Exercise instructions. Emit the data below verbatim, stripping out any pictures.
:::::
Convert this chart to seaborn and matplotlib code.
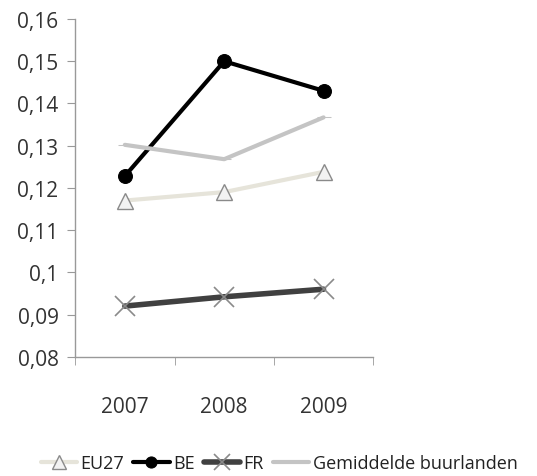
import pandas as pd
import matplotlib
matplotlib.use("Agg")
import matplotlib.pyplot as plt
import seaborn as sns
from matplotlib.ticker import FixedLocator, FuncFormatter

years = ["2007", "2008", "2009"]
eu27 = [0.117, 0.119, 0.1238]
be = [0.1228, 0.150, 0.143]
fr = [0.092, 0.0942, 0.096]
buur = [0.1302, 0.1268, 0.1367]
y_ticks = [0.08, 0.09, 0.10, 0.11, 0.12, 0.13, 0.14, 0.15, 0.16]

sns.set_style("white")
plt.rcParams["font.family"] = ["Open Sans", "DejaVu Sans"]

df = pd.DataFrame({"pos": range(len(years)), "EU27": eu27, "BE": be, "FR": fr,
                   "Gemiddelde buurlanden": buur})

fig = plt.figure(figsize=(5.37, 4.77), dpi=100)
ax = fig.add_axes([0.14, 0.25, 0.555, 0.708])

sns.lineplot(data=df, x="pos", y="EU27", ax=ax, color="#e6e4da", linewidth=3,
             marker="^", markersize=12, markerfacecolor="#f2f2f2",
             markeredgecolor="#8a8a8a", markeredgewidth=1, label="EU27")
sns.lineplot(data=df, x="pos", y="BE", ax=ax, color="black", linewidth=3,
             marker="o", markersize=10, markeredgecolor="black", label="BE")
sns.lineplot(data=df, x="pos", y="FR", ax=ax, color="#404040", linewidth=4,
             marker="x", markersize=14, markeredgecolor="#8a8a8a",
             markeredgewidth=1.2, label="FR")
sns.lineplot(data=df, x="pos", y="Gemiddelde buurlanden", ax=ax, color="#c4c4c4",
             linewidth=3, marker="_", markersize=10, markeredgecolor="#c4c4c4",
             label="Gemiddelde buurlanden")

ax.set_xlim(-0.5, 2.5)
ax.set_ylim(0.08, 0.16)
ax.set_xticks(range(len(years)))
ax.set_xticklabels(years)
ax.xaxis.set_minor_locator(FixedLocator([-0.5, 0.5, 1.5, 2.5]))
ax.tick_params(axis="x", which="major", length=0, pad=28, labelsize=15, colors="#333333")
ax.tick_params(axis="x", which="minor", length=6, color="#999999", direction="out",
               bottom=True)
ax.set_yticks(y_ticks)
ax.yaxis.set_major_formatter(FuncFormatter(lambda v, p: f"{v:g}".replace(".", ",")))
ax.tick_params(axis="y", length=6, color="#999999", direction="out", left=True,
               labelsize=15, colors="#333333", pad=6)
ax.set_xlabel("")
ax.set_ylabel("")
for s in ["top", "right"]:
    ax.spines[s].set_visible(False)
for s in ["left", "bottom"]:
    ax.spines[s].set_color("#999999")
    ax.spines[s].set_linewidth(1)

leg = ax.legend(loc="center", bbox_to_anchor=(0.52, 0.027), bbox_transform=fig.transFigure,
                ncol=4, frameon=False, fontsize=13, handlelength=2.0, handletextpad=0.2,
                columnspacing=0.5, markerscale=0.8, borderpad=0.1)
for t in leg.get_texts():
    t.set_color("#222222")

fig.savefig("out.png", dpi=100)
:::::
Exercise solution.
Convert this chart to seaborn and matplotlib code.
import pandas as pd
import matplotlib
matplotlib.use("Agg")
import matplotlib.pyplot as plt
import seaborn as sns
from matplotlib.ticker import FixedLocator, FuncFormatter

years = ["2007", "2008", "2009"]
eu27 = [0.117, 0.119, 0.1238]
be = [0.1228, 0.150, 0.143]
fr = [0.092, 0.0942, 0.096]
buur = [0.1302, 0.1268, 0.1367]
y_ticks = [0.08, 0.09, 0.10, 0.11, 0.12, 0.13, 0.14, 0.15, 0.16]

sns.set_style("white")
plt.rcParams["font.family"] = ["Open Sans", "DejaVu Sans"]

df = pd.DataFrame({"pos": range(len(years)), "EU27": eu27, "BE": be, "FR": fr,
                   "Gemiddelde buurlanden": buur})

fig = plt.figure(figsize=(5.37, 4.77), dpi=100)
ax = fig.add_axes([0.14, 0.25, 0.555, 0.708])

sns.lineplot(data=df, x="pos", y="EU27", ax=ax, color="#e6e4da", linewidth=3,
             marker="^", markersize=12, markerfacecolor="#f2f2f2",
             markeredgecolor="#8a8a8a", markeredgewidth=1, label="EU27")
sns.lineplot(data=df, x="pos", y="BE", ax=ax, color="black", linewidth=3,
             marker="o", markersize=10, markeredgecolor="black", label="BE")
sns.lineplot(data=df, x="pos", y="FR", ax=ax, color="#404040", linewidth=4,
             marker="x", markersize=14, markeredgecolor="#8a8a8a",
             markeredgewidth=1.2, label="FR")
sns.lineplot(data=df, x="pos", y="Gemiddelde buurlanden", ax=ax, color="#c4c4c4",
             linewidth=3, marker="_", markersize=10, markeredgecolor="#c4c4c4",
             label="Gemiddelde buurlanden")

ax.set_xlim(-0.5, 2.5)
ax.set_ylim(0.08, 0.16)
ax.set_xticks(range(len(years)))
ax.set_xticklabels(years)
ax.xaxis.set_minor_locator(FixedLocator([-0.5, 0.5, 1.5, 2.5]))
ax.tick_params(axis="x", which="major", length=0, pad=28, labelsize=15, colors="#333333")
ax.tick_params(axis="x", which="minor", length=6, color="#999999", direction="out",
               bottom=True)
ax.set_yticks(y_ticks)
ax.yaxis.set_major_formatter(FuncFormatter(lambda v, p: f"{v:g}".replace(".", ",")))
ax.tick_params(axis="y", length=6, color="#999999", direction="out", left=True,
               labelsize=15, colors="#333333", pad=6)
ax.set_xlabel("")
ax.set_ylabel("")
for s in ["top", "right"]:
    ax.spines[s].set_visible(False)
for s in ["left", "bottom"]:
    ax.spines[s].set_color("#999999")
    ax.spines[s].set_linewidth(1)

leg = ax.legend(loc="center", bbox_to_anchor=(0.52, 0.027), bbox_transform=fig.transFigure,
                ncol=4, frameon=False, fontsize=13, handlelength=2.0, handletextpad=0.2,
                columnspacing=0.5, markerscale=0.8, borderpad=0.1)
for t in leg.get_texts():
    t.set_color("#222222")

fig.savefig("out.png", dpi=100)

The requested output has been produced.